━━━ Source excerpt
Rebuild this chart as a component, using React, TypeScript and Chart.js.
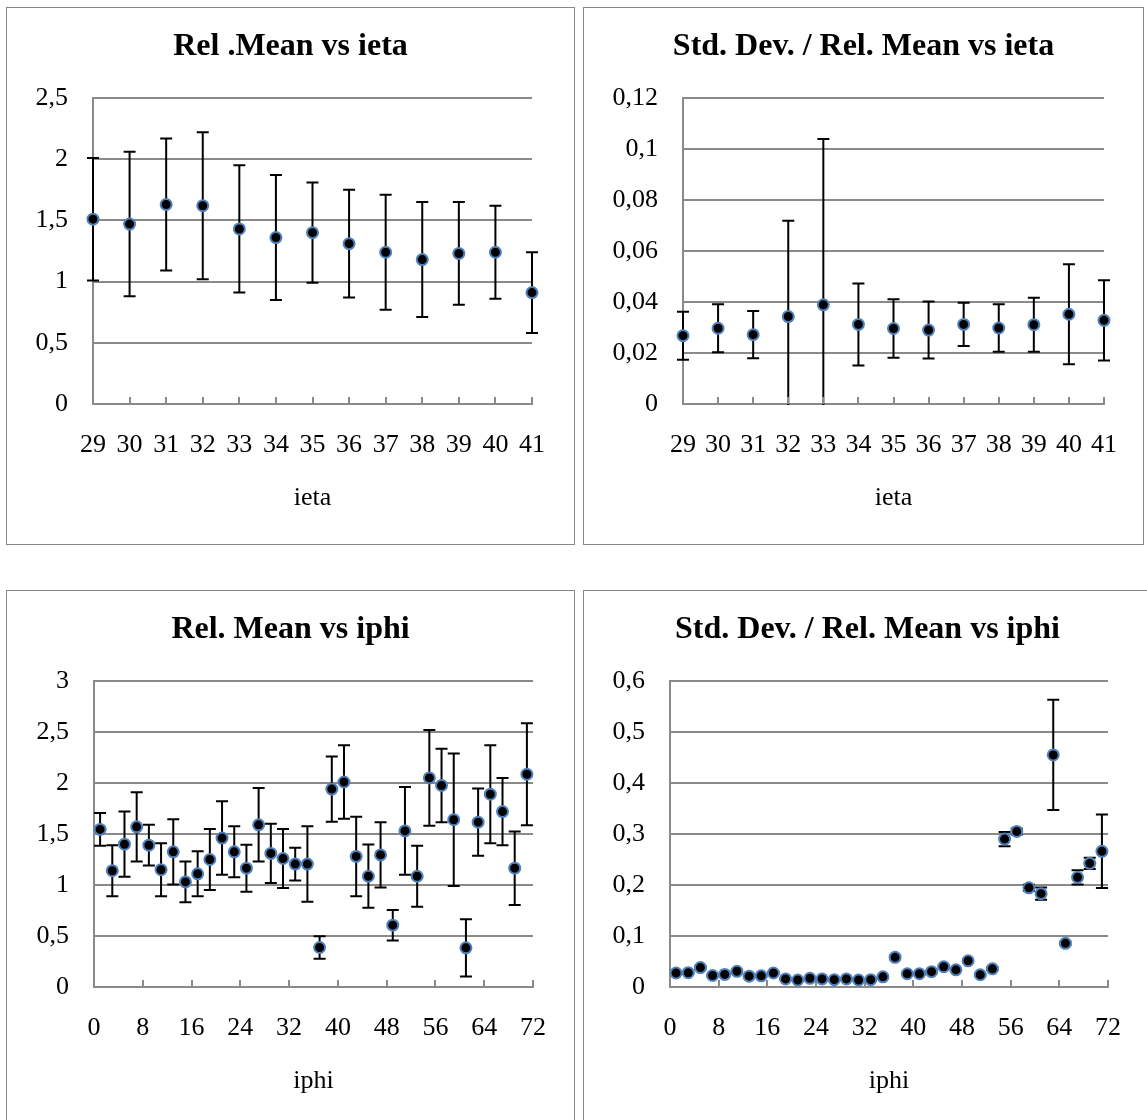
import React, { useEffect, useRef } from "react";
import { Chart, registerables } from "chart.js";

Chart.register(...registerables);

const FONT = "'Liberation Serif', 'Times New Roman', Times, serif";
const GRID = "#8a8a8a";
const MARKER_EDGE = "#4f81bd";

// ---- Data: ieta ----
const ietaBins = [29, 30, 31, 32, 33, 34, 35, 36, 37, 38, 39, 40, 41];
const ietaMean = [1.51, 1.47, 1.63, 1.62, 1.43, 1.36, 1.40, 1.31, 1.24, 1.18, 1.23, 1.24, 0.91];
const ietaMeanErr = [0.50, 0.59, 0.54, 0.60, 0.52, 0.51, 0.41, 0.44, 0.47, 0.47, 0.42, 0.38, 0.33];
const ietaRatio = [0.0268, 0.0297, 0.0272, 0.0343, 0.0389, 0.0312, 0.0296, 0.029, 0.0312, 0.0298, 0.0311, 0.0352, 0.0328];
const ietaRatioErr = [0.0094, 0.0094, 0.0093, 0.0376, 0.065, 0.0161, 0.0115, 0.0112, 0.0085, 0.0093, 0.0106, 0.0196, 0.0157];

// ---- Data: iphi ----
const iphiBins = [1, 3, 5, 7, 9, 11, 13, 15, 17, 19, 21, 23, 25, 27, 29, 31, 33, 35, 37, 39, 41, 43, 45, 47, 49, 51, 53, 55, 57, 59, 61, 63, 65, 67, 69, 71];
const iphiMean = [1.545, 1.14, 1.40, 1.57, 1.39, 1.15, 1.325, 1.03, 1.11, 1.25, 1.46, 1.325, 1.165, 1.59, 1.31, 1.26, 1.205, 1.205, 0.387, 1.94, 2.01, 1.28, 1.086, 1.295, 0.606, 1.53, 1.086, 2.05, 1.976, 1.64, 0.384, 1.616, 1.89, 1.72, 1.165, 2.086];
const iphiMeanErr = [0.16, 0.25, 0.32, 0.34, 0.20, 0.26, 0.32, 0.20, 0.22, 0.30, 0.36, 0.25, 0.23, 0.36, 0.29, 0.29, 0.16, 0.37, 0.11, 0.32, 0.36, 0.39, 0.31, 0.32, 0.15, 0.43, 0.30, 0.47, 0.36, 0.65, 0.28, 0.33, 0.48, 0.33, 0.36, 0.50];
const iphiRatio = [0.0274, 0.028, 0.038, 0.0226, 0.0247, 0.0308, 0.0212, 0.0219, 0.0274, 0.0158, 0.0137, 0.0171, 0.0158, 0.0144, 0.0158, 0.0137, 0.0144, 0.0199, 0.0582, 0.026, 0.026, 0.0301, 0.0397, 0.0336, 0.0514, 0.024, 0.0356, 0.29, 0.305, 0.1945, 0.183, 0.455, 0.0856, 0.215, 0.2425, 0.266];
const iphiRatioErr = [0.002, 0.002, 0.003, 0.002, 0.002, 0.003, 0.002, 0.002, 0.002, 0.002, 0.001, 0.002, 0.002, 0.001, 0.002, 0.001, 0.001, 0.003, 0.004, 0.002, 0.002, 0.002, 0.003, 0.002, 0.003, 0.002, 0.003, 0.014, 0.006, 0.006, 0.012, 0.108, 0.003, 0.014, 0.011, 0.072];

// ---- Titles ----
const titles = [
  "Rel .Mean vs ieta",
  "Std. Dev. / Rel. Mean vs ieta",
  "Rel. Mean vs iphi",
  "Std. Dev. / Rel. Mean vs iphi",
];

function fmtComma(v: number): string {
  return String(parseFloat(Number(v).toFixed(4))).replace(".", ",");
}

const errorBarPlugin = {
  id: "errorBars",
  beforeDatasetsDraw(chart: any) {
    const { ctx, chartArea } = chart;
    const xs = chart.scales.x;
    const ys = chart.scales.y;
    ctx.save();
    ctx.beginPath();
    ctx.rect(0, chartArea.top - 2, chart.width, chartArea.bottom - chartArea.top + 3);
    ctx.clip();
    ctx.strokeStyle = "#000";
    ctx.lineWidth = 2;
    chart.data.datasets.forEach((ds: any) => {
      const errs: number[] | undefined = ds.errorBars;
      if (!errs) return;
      ds.data.forEach((p: any, j: number) => {
        const x = xs.getPixelForValue(p.x);
        const yHi = ys.getPixelForValue(p.y + errs[j]);
        const yLo = ys.getPixelForValue(p.y - errs[j]);
        ctx.beginPath();
        ctx.moveTo(x, yHi);
        ctx.lineTo(x, yLo);
        ctx.moveTo(x - 6, yHi);
        ctx.lineTo(x + 6, yHi);
        ctx.moveTo(x - 6, yLo);
        ctx.lineTo(x + 6, yLo);
        ctx.stroke();
      });
    });
    ctx.restore();
  },
};

const innerTickPlugin = {
  id: "innerTicks",
  beforeDatasetsDraw(chart: any) {
    const { ctx, chartArea } = chart;
    const xs = chart.scales.x;
    ctx.save();
    ctx.strokeStyle = GRID;
    ctx.lineWidth = 2;
    xs.ticks.forEach((t: any) => {
      const x = Math.round(xs.getPixelForValue(t.value));
      ctx.beginPath();
      ctx.moveTo(x, chartArea.bottom);
      ctx.lineTo(x, chartArea.bottom - 7);
      ctx.stroke();
    });
    ctx.restore();
  },
};

type Spec = {
  left: number;
  top: number;
  w: number;
  h: number;
  plotLeft: number;
  plotRight: number;
  plotBottom: number;
  title: string;
  xTitle: string;
  xs: number[];
  ys: number[];
  errs: number[];
  xMin: number;
  xMax: number;
  xStep: number;
  yMax: number;
  yStep: number;
};

function Panel({ spec }: { spec: Spec }) {
  const ref = useRef<HTMLCanvasElement>(null);
  useEffect(() => {
    const chart = new Chart(ref.current as HTMLCanvasElement, {
      type: "scatter",
      data: {
        datasets: [
          {
            data: spec.xs.map((x, i) => ({ x, y: spec.ys[i] })),
            errorBars: spec.errs,
            pointRadius: 5.5,
            pointHoverRadius: 5.5,
            pointBackgroundColor: "#000",
            pointBorderColor: MARKER_EDGE,
            pointBorderWidth: 2,
            clip: false,
          } as any,
        ],
      },
      options: {
        responsive: false,
        animation: false,
        devicePixelRatio: 1,
        events: [],
        layout: { padding: 0 },
        plugins: {
          legend: { display: false },
          tooltip: { enabled: false },
          title: {
            display: true,
            text: spec.title,
            color: "#000",
            font: { family: FONT, size: 32, weight: "bold", lineHeight: 1.2 },
            padding: { top: 19.5, bottom: 32.1 },
          },
        },
        scales: {
          x: {
            type: "linear",
            min: spec.xMin,
            max: spec.xMax,
            ticks: {
              stepSize: spec.xStep,
              autoSkip: false,
              maxRotation: 0,
              padding: 26,
              color: "#000",
              font: { family: FONT, size: 26, lineHeight: 1.2 },
              callback: (v: any) => String(v),
            },
            grid: { display: true, drawOnChartArea: false, drawTicks: false },
            border: { display: true, color: GRID, width: 2 },
            title: {
              display: true,
              text: spec.xTitle,
              color: "#000",
              font: { family: FONT, size: 26, lineHeight: 1.2 },
              padding: { top: 0, bottom: 30 },
            },
            afterFit: (s: any) => {
              s.height = spec.h - spec.plotBottom;
            },
          },
          y: {
            type: "linear",
            position: "left",
            min: 0,
            max: spec.yMax,
            ticks: {
              stepSize: spec.yStep,
              padding: 25,
              color: "#000",
              font: { family: FONT, size: 26, lineHeight: 1.2 },
              callback: (v: any) => fmtComma(v),
            },
            grid: { color: GRID, lineWidth: 2, drawTicks: false },
            border: { display: true, color: GRID, width: 2 },
            afterFit: (s: any) => {
              s.width = spec.plotLeft;
            },
          },
          yRightSpace: {
            type: "linear",
            position: "right",
            display: true,
            min: 0,
            max: spec.yMax,
            grid: { display: false, drawOnChartArea: false },
            border: { display: false },
            ticks: { display: false },
            afterFit: (s: any) => {
              s.width = spec.w - spec.plotRight;
            },
          },
        },
      } as any,
      plugins: [errorBarPlugin, innerTickPlugin],
    });
    return () => chart.destroy();
  }, []);
  return (
    <div
      style={{
        position: "absolute",
        left: spec.left,
        top: spec.top,
        width: spec.w,
        height: spec.h,
        border: "1px solid #868686",
        background: "#fff",
      }}
    >
      <canvas ref={ref} width={spec.w} height={spec.h} style={{ display: "block" }} />
    </div>
  );
}

const specs: Spec[] = [
  {
    left: 6, top: 7, w: 567, h: 536, plotLeft: 86, plotRight: 525, plotBottom: 396,
    title: titles[0], xTitle: "ieta", xs: ietaBins, ys: ietaMean, errs: ietaMeanErr,
    xMin: 29, xMax: 41, xStep: 1, yMax: 2.5, yStep: 0.5,
  },
  {
    left: 583, top: 7, w: 559, h: 536, plotLeft: 99, plotRight: 524.5, plotBottom: 396,
    title: titles[1], xTitle: "ieta", xs: ietaBins, ys: ietaRatio, errs: ietaRatioErr,
    xMin: 29, xMax: 41, xStep: 1, yMax: 0.12, yStep: 0.02,
  },
  {
    left: 6, top: 590, w: 567, h: 536, plotLeft: 87, plotRight: 526, plotBottom: 396,
    title: titles[2], xTitle: "iphi", xs: iphiBins, ys: iphiMean, errs: iphiMeanErr,
    xMin: 0, xMax: 72, xStep: 8, yMax: 3, yStep: 0.5,
  },
  {
    left: 583, top: 590, w: 567, h: 536, plotLeft: 86, plotRight: 524, plotBottom: 396,
    title: titles[3], xTitle: "iphi", xs: iphiBins, ys: iphiRatio, errs: iphiRatioErr,
    xMin: 0, xMax: 72, xStep: 8, yMax: 0.6, yStep: 0.1,
  },
];

export default function App() {
  return (
    <div
      style={{
        position: "absolute",
        left: 0,
        top: 0,
        width: 1147,
        height: 1120,
        overflow: "hidden",
        background: "#fff",
      }}
    >
      {specs.map((s, i) => (
        <Panel key={i} spec={s} />
      ))}
    </div>
  );
}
━━━━━━
▶ [Exercise aim]: Exactly as they appear, print the lines of the listing above from its first line through the line that contains "0.0106, 0.0196, 0.0157];", minus the pictures.

▶ [Full response]:
Rebuild this chart as a component, using React, TypeScript and Chart.js.
import React, { useEffect, useRef } from "react";
import { Chart, registerables } from "chart.js";

Chart.register(...registerables);

const FONT = "'Liberation Serif', 'Times New Roman', Times, serif";
const GRID = "#8a8a8a";
const MARKER_EDGE = "#4f81bd";

// ---- Data: ieta ----
const ietaBins = [29, 30, 31, 32, 33, 34, 35, 36, 37, 38, 39, 40, 41];
const ietaMean = [1.51, 1.47, 1.63, 1.62, 1.43, 1.36, 1.40, 1.31, 1.24, 1.18, 1.23, 1.24, 0.91];
const ietaMeanErr = [0.50, 0.59, 0.54, 0.60, 0.52, 0.51, 0.41, 0.44, 0.47, 0.47, 0.42, 0.38, 0.33];
const ietaRatio = [0.0268, 0.0297, 0.0272, 0.0343, 0.0389, 0.0312, 0.0296, 0.029, 0.0312, 0.0298, 0.0311, 0.0352, 0.0328];
const ietaRatioErr = [0.0094, 0.0094, 0.0093, 0.0376, 0.065, 0.0161, 0.0115, 0.0112, 0.0085, 0.0093, 0.0106, 0.0196, 0.0157];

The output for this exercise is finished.